State laws regulate for-profit kennels and breeding facilities but not nonprofit sanctuaries, according to Hector Castro, spokesman at the state Department of Agriculture. The state veterinarian's office is in the agriculture department.
Since Markwell's facility falls outside state codes, Castro said, local ordinances would apply.
“It really is only the local authority that could do anything,” said Castro, whose office has fielded calls from Markwell's critics.
In some jurisdictions, Castro said, a tree for shelter and the ability to access water are considered sufficient care.
Kayla Hansen, who works at Olympic NW Veterinary Services in Forks, is
One of the veterinarian offices to which Markwell brings sick dogs is Olympic NW Veterinary Services in Forks.
“Well, you don't usually bring healthy dogs to the vet,” said Kayla Hansen, who works there, when asked about the health of the dogs from the shelter.
“Their nails aren't always trimmed, they smell and need a bath, but I wouldn't say they look underweight or unhealthy.”
City codes have no teeth
“He came to Forks for a reason, and that's because the city's animal control laws have no teeth,” Police Administrator Rick Bart said.
Forks police investigated Markwell for possible animal-cruelty charges in October last year.
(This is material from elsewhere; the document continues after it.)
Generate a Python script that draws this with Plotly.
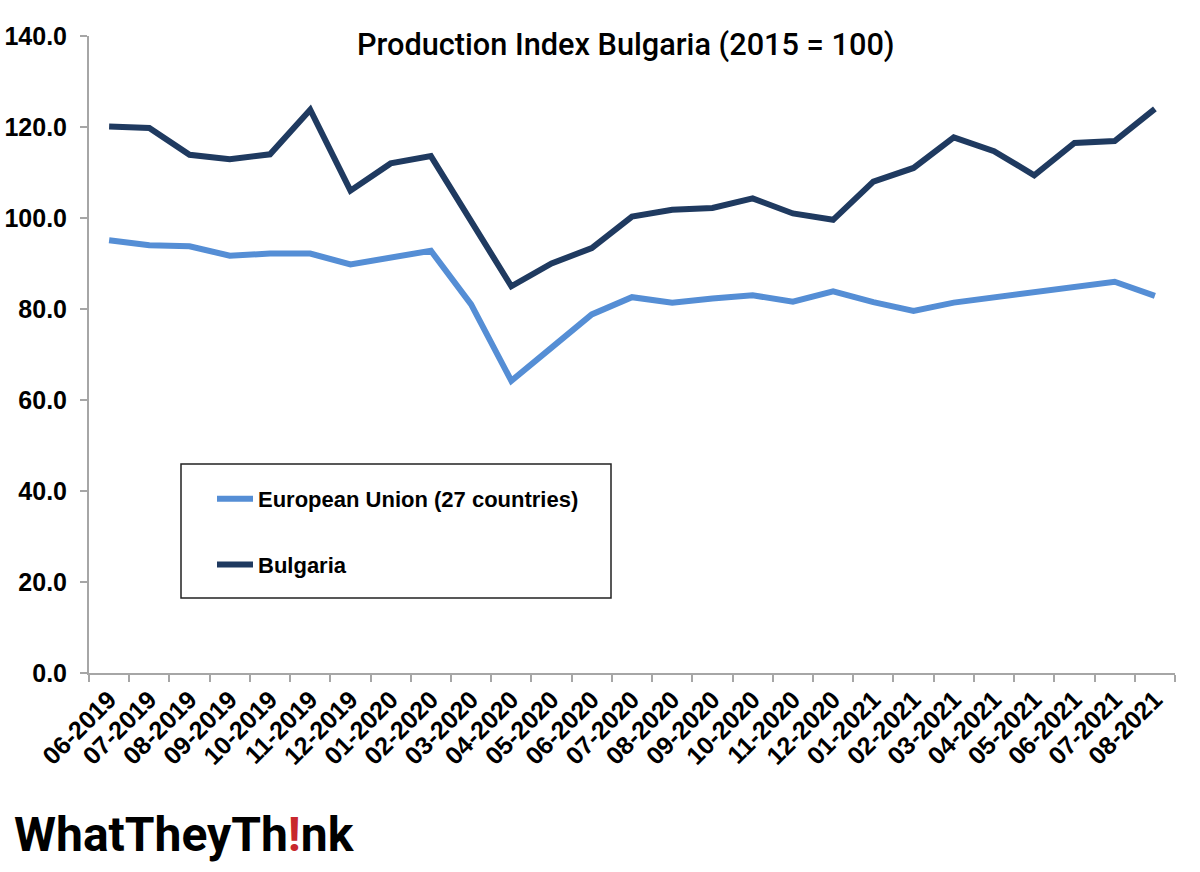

A citation for animal neglect was written but never issued.
According to Fleck, the violation, written because officers found a dog that may have been malnourished, would have been a misdemeanor.
The city opted not to pursue that charge, he said, because officers entered the sanctuary based on photographs submitted by Markwell's critics.
“When was that picture taken? Where was that picture taken?” Fleck asked. “I'm not even sure we had probable cause to go in.”
Said Bart: “There was a stark difference between what we saw when we went in and what was in those pictures from six months before that.”
Another problem with pressing the charge, Bart said, would have been seizing the dogs and finding a place to house them during the investigation and possible trial.
“The city itself is between a rock and a hard place because we have no place to put them,” Bart said.
The city is also stuck regarding Markwell's property rights, Monohon said.
“We can't just go into somebody's property and tell them what they can do with it,” Monohon said. “He, like everybody else, has rights.”
A new hope?
Markwell hopes to be able to move his shelter from Forks to a larger rural property near Joyce.
He has a lease option offered on a 10-acre property but said he doesn't have the money to build a structure on it.
He owes money to several veterinarians, he said, and most of the dogs' food comes through donations, either of kibble or excess meat.
“At this point, I have very little support left,” Markwell said. “So it's not getting any better.”
He said the 2 percent payroll tax increase that kicked in with the federal government's sequestration cuts last January dried up a number of small donations his sanctuary previously received.
He also has had fewer volunteers helping with the shelter — partly, he said, because of the former volunteers who have mounted an Internet campaign against him.
An advisory board of directors that formed to help Markwell raise funds, manage the facility and plan for the sanctuary's long term was disbanded earlier this year.
Markwell said members dropped off the board as they received harassment from his opponents, and he eventually decided to disband it.
Although he has stopped accepting dogs, Markwell is looking at a long future with the ones he does have, believing that without him, their only future is to be euthanized.
“Even without taking in any more dogs, I'm in this for the next 16, 18 years,” Markwell said.